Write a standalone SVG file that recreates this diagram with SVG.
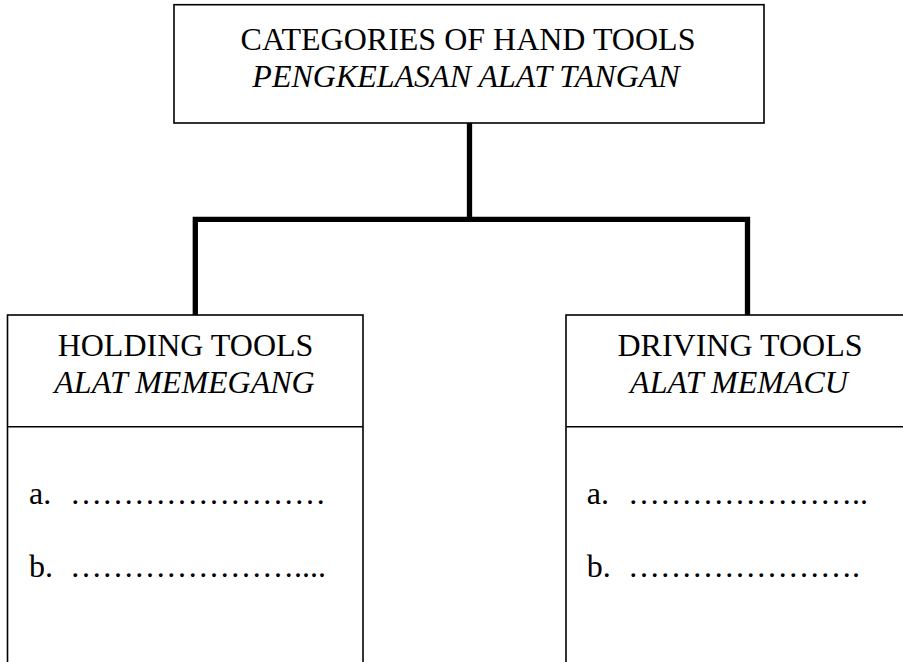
<svg xmlns="http://www.w3.org/2000/svg" width="903" height="662" viewBox="0 0 903 662">
  <style>
    .box { fill: #fff; stroke: #000; stroke-width: 1.6; }
    .rule { stroke: #000; stroke-width: 1.6; }
    .link { fill: none; stroke: #000; stroke-width: 5.3; stroke-linejoin: miter; stroke-linecap: butt; }
    .t { font-family: "Liberation Serif", "Times New Roman", serif; font-size: 32px; fill: #000; }
    .c { text-anchor: middle; }
    .i { font-style: italic; }
  </style>
  <rect width="903" height="662" fill="#fff"/>

  <!-- tree connectors -->
  <g id="connectors">
    <path class="link" d="M469.5 123 V219.3"/>
    <path class="link" d="M195.3 315 V219.3 H747.5 V315"/>
  </g>

  <!-- root -->
  <g id="root">
    <rect class="box" x="174" y="4.7" width="590" height="118.3"/>
    <text class="t c" x="468" y="50">CATEGORIES OF HAND TOOLS</text>
    <text class="t c i" x="466" y="87">PENGKELASAN ALAT TANGAN</text>
  </g>

  <!-- holding tools -->
  <g id="holding">
    <rect class="box" x="7.5" y="315" width="355.5" height="360"/>
    <line class="rule" x1="7.5" y1="426.7" x2="363" y2="426.7"/>
    <text class="t c" x="185.5" y="356">HOLDING TOOLS</text>
    <text class="t c i" x="184.5" y="392.7">ALAT MEMEGANG</text>
    <text class="t" x="29" y="504">a.<tspan x="70">……………………</tspan></text>
    <text class="t" x="29" y="576.7">b.<tspan x="70">…………………....</tspan></text>
  </g>

  <!-- driving tools -->
  <g id="driving">
    <rect class="box" x="566" y="315" width="350" height="360"/>
    <line class="rule" x1="566" y1="426.7" x2="916" y2="426.7"/>
    <text class="t c" x="740" y="356">DRIVING TOOLS</text>
    <text class="t c i" x="739" y="392.7">ALAT MEMACU</text>
    <text class="t" x="586.7" y="504">a.<tspan x="628">…………………..</tspan></text>
    <text class="t" x="586.7" y="576.7">b.<tspan x="628">………………….</tspan></text>
  </g>
</svg>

= TASK BRIEF =
Make an exact copy of the whole listing, but don't bring over any pictures.

= WRITTEN SOLUTION =
Write a standalone SVG file that recreates this diagram with SVG.
<svg xmlns="http://www.w3.org/2000/svg" width="903" height="662" viewBox="0 0 903 662">
  <style>
    .box { fill: #fff; stroke: #000; stroke-width: 1.6; }
    .rule { stroke: #000; stroke-width: 1.6; }
    .link { fill: none; stroke: #000; stroke-width: 5.3; stroke-linejoin: miter; stroke-linecap: butt; }
    .t { font-family: "Liberation Serif", "Times New Roman", serif; font-size: 32px; fill: #000; }
    .c { text-anchor: middle; }
    .i { font-style: italic; }
  </style>
  <rect width="903" height="662" fill="#fff"/>

  <!-- tree connectors -->
  <g id="connectors">
    <path class="link" d="M469.5 123 V219.3"/>
    <path class="link" d="M195.3 315 V219.3 H747.5 V315"/>
  </g>

  <!-- root -->
  <g id="root">
    <rect class="box" x="174" y="4.7" width="590" height="118.3"/>
    <text class="t c" x="468" y="50">CATEGORIES OF HAND TOOLS</text>
    <text class="t c i" x="466" y="87">PENGKELASAN ALAT TANGAN</text>
  </g>

  <!-- holding tools -->
  <g id="holding">
    <rect class="box" x="7.5" y="315" width="355.5" height="360"/>
    <line class="rule" x1="7.5" y1="426.7" x2="363" y2="426.7"/>
    <text class="t c" x="185.5" y="356">HOLDING TOOLS</text>
    <text class="t c i" x="184.5" y="392.7">ALAT MEMEGANG</text>
    <text class="t" x="29" y="504">a.<tspan x="70">……………………</tspan></text>
    <text class="t" x="29" y="576.7">b.<tspan x="70">…………………....</tspan></text>
  </g>

  <!-- driving tools -->
  <g id="driving">
    <rect class="box" x="566" y="315" width="350" height="360"/>
    <line class="rule" x1="566" y1="426.7" x2="916" y2="426.7"/>
    <text class="t c" x="740" y="356">DRIVING TOOLS</text>
    <text class="t c i" x="739" y="392.7">ALAT MEMACU</text>
    <text class="t" x="586.7" y="504">a.<tspan x="628">…………………..</tspan></text>
    <text class="t" x="586.7" y="576.7">b.<tspan x="628">………………….</tspan></text>
  </g>
</svg>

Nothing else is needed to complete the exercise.